Saturday, 10 July 2010


A closer view of the US Naval Ship ZEUS, lying at Garelochhead. She is able to lay 1,000 miles (1,600 km) of cable at depths of up to 9,000 feet (2,700 m), and is the only vessel of her type operated by the US Navy at the present time. Her principal role is to transport, deploy, retrieve and repair submarine cables and also to test underwater sound devices, as well as conducting acoustic, hydrographic, and bathymetric surveys. ZEUS arrived on the Clyde on 28 June.

Thursday, 8 July 2010

MAERSK BENTONVILLE leaving the Clyde

Seen heading downfirth, MAERSK BENTONVILLE, the second last of the five Maersk sisters to have been laid up in Loch Striven, was making good speed past Innellan.

With Toward Lighthouse on her starboard beam, she was heading towards the pilot station at Little Cumbrae where she would slow down again to around 8 knots.

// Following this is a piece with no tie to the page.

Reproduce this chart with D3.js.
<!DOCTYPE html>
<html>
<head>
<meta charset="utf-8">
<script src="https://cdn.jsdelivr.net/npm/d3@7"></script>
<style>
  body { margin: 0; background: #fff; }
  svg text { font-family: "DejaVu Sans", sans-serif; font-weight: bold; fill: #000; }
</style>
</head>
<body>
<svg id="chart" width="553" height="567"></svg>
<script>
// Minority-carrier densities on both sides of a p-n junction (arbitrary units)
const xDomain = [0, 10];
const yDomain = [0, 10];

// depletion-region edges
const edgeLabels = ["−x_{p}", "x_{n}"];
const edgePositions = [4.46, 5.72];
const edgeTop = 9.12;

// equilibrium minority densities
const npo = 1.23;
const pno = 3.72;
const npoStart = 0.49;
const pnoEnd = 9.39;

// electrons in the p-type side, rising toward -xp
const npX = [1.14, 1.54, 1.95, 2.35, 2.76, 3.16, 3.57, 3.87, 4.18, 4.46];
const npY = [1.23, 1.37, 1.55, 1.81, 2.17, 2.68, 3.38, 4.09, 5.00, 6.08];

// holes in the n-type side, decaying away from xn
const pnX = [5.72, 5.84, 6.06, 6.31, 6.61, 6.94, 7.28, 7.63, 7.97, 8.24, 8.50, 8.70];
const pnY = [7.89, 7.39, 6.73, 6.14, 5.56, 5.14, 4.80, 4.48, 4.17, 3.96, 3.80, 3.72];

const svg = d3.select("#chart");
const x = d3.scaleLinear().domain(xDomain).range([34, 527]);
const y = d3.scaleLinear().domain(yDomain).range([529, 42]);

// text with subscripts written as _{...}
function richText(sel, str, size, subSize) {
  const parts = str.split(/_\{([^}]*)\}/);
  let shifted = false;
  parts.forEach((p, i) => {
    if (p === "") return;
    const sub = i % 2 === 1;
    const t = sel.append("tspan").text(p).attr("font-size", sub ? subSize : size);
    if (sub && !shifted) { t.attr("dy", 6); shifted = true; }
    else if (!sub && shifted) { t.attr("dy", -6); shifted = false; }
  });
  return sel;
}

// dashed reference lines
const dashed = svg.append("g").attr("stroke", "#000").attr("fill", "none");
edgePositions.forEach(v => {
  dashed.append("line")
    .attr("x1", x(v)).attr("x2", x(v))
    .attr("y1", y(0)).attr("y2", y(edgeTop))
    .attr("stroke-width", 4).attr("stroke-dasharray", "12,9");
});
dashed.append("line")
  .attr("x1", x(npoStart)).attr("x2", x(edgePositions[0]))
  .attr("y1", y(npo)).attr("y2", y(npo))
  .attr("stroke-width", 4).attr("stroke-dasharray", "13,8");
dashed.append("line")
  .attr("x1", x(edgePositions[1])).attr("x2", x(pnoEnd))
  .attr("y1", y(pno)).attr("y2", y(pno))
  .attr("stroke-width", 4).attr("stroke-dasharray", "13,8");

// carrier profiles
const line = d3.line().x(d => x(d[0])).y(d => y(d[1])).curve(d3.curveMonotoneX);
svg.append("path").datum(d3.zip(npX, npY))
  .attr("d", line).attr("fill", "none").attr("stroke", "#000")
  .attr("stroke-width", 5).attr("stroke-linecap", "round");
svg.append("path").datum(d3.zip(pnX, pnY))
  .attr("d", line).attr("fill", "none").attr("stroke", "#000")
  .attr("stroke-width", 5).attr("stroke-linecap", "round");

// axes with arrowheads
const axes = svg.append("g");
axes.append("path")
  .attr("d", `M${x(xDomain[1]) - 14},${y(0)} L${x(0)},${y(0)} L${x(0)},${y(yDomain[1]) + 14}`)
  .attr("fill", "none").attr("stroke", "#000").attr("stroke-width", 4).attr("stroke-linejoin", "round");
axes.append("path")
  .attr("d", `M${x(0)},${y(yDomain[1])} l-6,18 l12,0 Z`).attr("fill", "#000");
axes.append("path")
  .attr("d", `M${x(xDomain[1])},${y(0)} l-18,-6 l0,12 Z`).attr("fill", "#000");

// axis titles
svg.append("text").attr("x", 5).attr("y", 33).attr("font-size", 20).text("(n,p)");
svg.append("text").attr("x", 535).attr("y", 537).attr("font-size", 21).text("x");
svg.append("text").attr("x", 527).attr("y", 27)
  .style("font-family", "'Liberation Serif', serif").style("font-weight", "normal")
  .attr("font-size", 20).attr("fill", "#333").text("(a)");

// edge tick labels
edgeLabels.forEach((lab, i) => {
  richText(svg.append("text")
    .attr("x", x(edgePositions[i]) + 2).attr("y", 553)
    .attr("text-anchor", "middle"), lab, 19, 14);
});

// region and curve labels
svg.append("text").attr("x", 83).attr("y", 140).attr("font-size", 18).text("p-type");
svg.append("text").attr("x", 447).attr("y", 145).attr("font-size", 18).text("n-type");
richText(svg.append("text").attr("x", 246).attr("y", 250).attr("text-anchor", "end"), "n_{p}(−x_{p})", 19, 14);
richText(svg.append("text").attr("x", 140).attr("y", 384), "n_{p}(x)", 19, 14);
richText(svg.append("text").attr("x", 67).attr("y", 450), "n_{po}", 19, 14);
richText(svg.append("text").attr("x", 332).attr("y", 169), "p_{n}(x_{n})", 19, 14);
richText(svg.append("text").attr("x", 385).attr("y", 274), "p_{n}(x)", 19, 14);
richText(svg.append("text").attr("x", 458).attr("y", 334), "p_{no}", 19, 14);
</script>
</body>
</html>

A mile or so north of the pilot station, MAERSK BENTONVILLE was beginning to reduce speed considerably as she passed Kilchattan Bay on Bute. Once clear of the Clyde, she would be heading for Le Havre to take bunkers before setting sail for Charleston in the USA, and a return to service.

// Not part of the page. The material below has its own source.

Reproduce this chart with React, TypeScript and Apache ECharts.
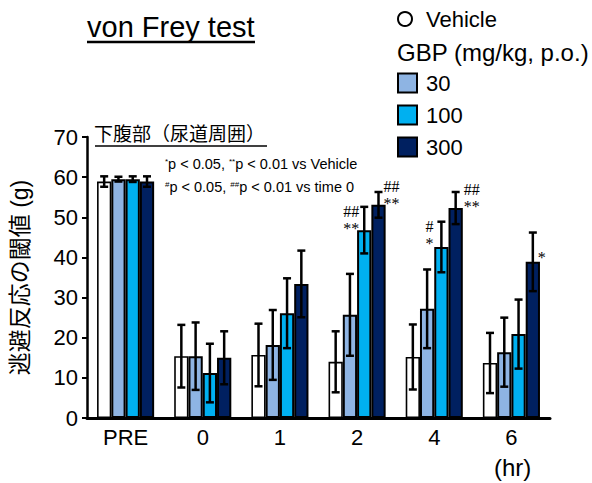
import React, { useEffect, useRef } from 'react';
import * as echarts from 'echarts';

const categories = ['PRE', '0', '1', '2', '4', '6'];
const seriesNames = ['Vehicle', '30', '100', '300'];
const vehicleMean = [58.9, 15.4, 15.7, 14.0, 15.2, 13.7];
const vehicleSem = [1.3, 7.8, 7.8, 7.6, 8.1, 7.5];
const gbp30Mean = [59.5, 15.4, 18.2, 25.7, 27.2, 16.4];
const gbp30Sem = [0.6, 8.4, 8.7, 10.2, 9.8, 8.6];
const gbp100Mean = [59.5, 11.2, 26.1, 46.8, 42.6, 20.9];
const gbp100Sem = [0.7, 7.3, 8.7, 5.8, 6.3, 8.6];
const gbp300Mean = [58.9, 15.0, 33.4, 53.1, 52.3, 38.9];
const gbp300Sem = [1.3, 6.6, 8.3, 3.2, 4.0, 7.3];
const yMin = 0;
const yMax = 70;
const yInterval = 10;

// significance marks: category, series index, text
const sigMarks = [
  { cat: '2', series: 2, text: '##\n**' },
  { cat: '2', series: 3, text: '##\n**' },
  { cat: '4', series: 2, text: '#\n*' },
  { cat: '4', series: 3, text: '##\n**' },
  { cat: '6', series: 3, text: '*' },
];

const sigPlacement = [
  { align: 'right', dx: -5, dy: -4 },
  { align: 'left', dx: 5, dy: -14 },
  { align: 'right', dx: -8, dy: -4 },
  { align: 'left', dx: 8, dy: -11 },
  { align: 'left', dx: 5, dy: 16 },
];

const means = [vehicleMean, gbp30Mean, gbp100Mean, gbp300Mean];
const sems = [vehicleSem, gbp30Sem, gbp100Sem, gbp300Sem];
const colors = ['#FFFFFF', '#8EB4E3', '#00B0F0', '#002060'];
const FONT = '"Liberation Sans", Arial, "Noto Sans CJK JP", sans-serif';
const SERIF = '"Liberation Serif", "Times New Roman", serif';
const GAP_RATIO = 0.26;

export default function App() {
  const ref = useRef<HTMLDivElement>(null);
  useEffect(() => {
    if (!ref.current) return;
    const chart = echarts.init(ref.current, undefined, { renderer: 'svg' });

    const barSeries = seriesNames.map((name, s) => ({
      name,
      type: 'bar',
      data: means[s],
      barGap: '0%',
      barCategoryGap: (GAP_RATIO * 100) + '%',
      itemStyle: { color: colors[s], borderColor: '#000', borderWidth: s === 0 ? 1.6 : 2 },
      emphasis: { disabled: true },
      z: 2,
    }));

    const errData: number[][] = [];
    means.forEach((arr, s) => arr.forEach((v, c) => errData.push([c, v, sems[s][c], s])));

    const barX = (api: any, c: number, s: number, v: number) => {
      const pt = api.coord([c, v]);
      const bandW = api.size([1, 0])[0];
      const barW = (bandW * (1 - GAP_RATIO)) / 4;
      return { x: pt[0] + (s - 1.5) * barW, y: pt[1] };
    };

    const errSeries = {
      type: 'custom',
      name: 'err',
      data: errData,
      encode: { x: 0, y: 1 },
      z: 5,
      silent: true,
      renderItem: (params: any, api: any) => {
        const c = api.value(0);
        const v = api.value(1);
        const e = api.value(2);
        const s = api.value(3);
        const p = barX(api, c, s, v);
        const yTop = api.coord([c, v + e])[1];
        const yBot = api.coord([c, v - e])[1];
        const cap = 4;
        const st = { stroke: '#000', lineWidth: 2.5 };
        return {
          type: 'group',
          children: [
            { type: 'line', shape: { x1: p.x, y1: yTop, x2: p.x, y2: yBot }, style: st },
            { type: 'line', shape: { x1: p.x - cap, y1: yTop, x2: p.x + cap, y2: yTop }, style: st },
            { type: 'line', shape: { x1: p.x - cap, y1: yBot, x2: p.x + cap, y2: yBot }, style: st },
          ],
        };
      },
    };

    const sigData = sigMarks.map((m, i) => {
      const c = categories.indexOf(m.cat);
      return [c, means[m.series][c] + sems[m.series][c], m.series, i];
    });

    const sigSeries = {
      type: 'custom',
      name: 'sig',
      data: sigData,
      encode: { x: 0, y: 1 },
      z: 6,
      silent: true,
      renderItem: (params: any, api: any) => {
        const c = api.value(0);
        const top = api.value(1);
        const s = api.value(2);
        const i = api.value(3);
        const p = barX(api, c, s, top);
        const pl = sigPlacement[i];
        return {
          type: 'text',
          x: p.x + pl.dx,
          y: p.y + pl.dy,
          style: {
            text: sigMarks[i].text,
            fill: '#000',
            fontSize: 16,
            fontFamily: SERIF,
            lineHeight: 17,
            align: pl.align,
            textAlign: pl.align,
            verticalAlign: 'top',
            textVerticalAlign: 'top',
          },
        };
      },
    };

    const option: any = {
      animation: false,
      grid: { left: 82, right: 42, top: 137, bottom: 65, containLabel: false },
      xAxis: {
        type: 'category',
        data: categories,
        axisLine: { lineStyle: { color: '#000', width: 3 } },
        axisTick: { alignWithLabel: true, length: 6, lineStyle: { color: '#000', width: 2.5 } },
        axisLabel: { color: '#000', fontSize: 22, fontFamily: FONT, margin: 8 },
      },
      yAxis: {
        type: 'value',
        min: yMin,
        max: yMax,
        interval: yInterval,
        name: '逃避反応の閾値 (g)',
        nameLocation: 'middle',
        nameRotate: 90,
        nameGap: 56,
        nameTextStyle: { color: '#000', fontSize: 23, fontFamily: FONT },
        axisLine: { show: true, lineStyle: { color: '#000', width: 2.5 } },
        axisTick: { show: true, length: 5, lineStyle: { color: '#000', width: 2 } },
        axisLabel: { color: '#000', fontSize: 22, fontFamily: FONT, margin: 9 },
        splitLine: { show: false },
      },
      legend: [
        {
          data: ['Vehicle'],
          left: 392,
          top: 3,
          orient: 'vertical',
          icon: 'circle',
          itemWidth: 14,
          itemHeight: 14,
          selectedMode: false,
          textStyle: { color: '#000', fontSize: 22, fontFamily: FONT, padding: [0, 0, 0, 9] },
        },
        {
          data: ['30', '100', '300'],
          left: 392,
          top: 67,
          orient: 'vertical',
          icon: 'rect',
          itemWidth: 19,
          itemHeight: 19,
          itemGap: 10,
          selectedMode: false,
          textStyle: { color: '#000', fontSize: 22, fontFamily: FONT, padding: [0, 0, 0, 4] },
        },
      ],
      graphic: [
        { type: 'text', left: 87, top: 12, style: { text: 'von Frey test', fontSize: 29, fontFamily: FONT, fill: '#000' } },
        { type: 'line', shape: { x1: 87, y1: 42, x2: 255, y2: 42 }, style: { stroke: '#000', lineWidth: 2.5 } },
        { type: 'text', left: 94, top: 125, style: { text: '下腹部（尿道周囲）', fontSize: 19, fontFamily: FONT, fill: '#000' } },
        { type: 'line', shape: { x1: 95, y1: 146, x2: 267, y2: 146 }, style: { stroke: '#000', lineWidth: 1.5 } },
        {
          type: 'text', left: 165, top: 157,
          style: {
            text: '{sup|*}p < 0.05, {sup|**}p < 0.01 vs Vehicle',
            fontSize: 14.5, fontFamily: FONT, fill: '#000',
            rich: { sup: { fontSize: 8, fontFamily: FONT, fill: '#000', verticalAlign: 'top' } },
          },
        },
        {
          type: 'text', left: 165, top: 180,
          style: {
            text: '{sup|#}p < 0.05, {sup|##}p < 0.01 vs time 0',
            fontSize: 14.5, fontFamily: FONT, fill: '#000',
            rich: { sup: { fontSize: 8, fontFamily: FONT, fill: '#000', verticalAlign: 'top' } },
          },
        },
        { type: 'text', left: 397, top: 40, style: { text: 'GBP (mg/kg, p.o.)', fontSize: 24, fontFamily: FONT, fill: '#000' } },
        { type: 'text', left: 494, top: 455, style: { text: '(hr)', fontSize: 24, fontFamily: FONT, fill: '#000' } },
      ],
      series: [...barSeries, errSeries, sigSeries],
    };
    chart.setOption(option);
    return () => chart.dispose();
  }, []);
  return <div ref={ref} style={{ width: 592, height: 483, position: 'absolute', left: 0, top: 0 }} />;
}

Bringing another cargo of Nigerian crude oil to the Clyde was the Greek tanker SERENEA. Owned by the giant Chandris group, this Suezmax ship was delivered to the company in June 2009. She was built in Korea and has a length of 274.4 metres. Her deadweight is 158.583 tonnes.

Wednesday, 7 July 2010


The German-owned coaster AJOS G. was seen loading round timber at Sandbank for export to Rostock. Regostered, like many German coasters, at St Johns in Antigua and Barbuda, AJOS G. was built in 1996 by Slovenske Lodenice in Slovakia and has a deadweight of 3,002 tonnes. The 88.5 metre long ship had arrived overnight from Belfast.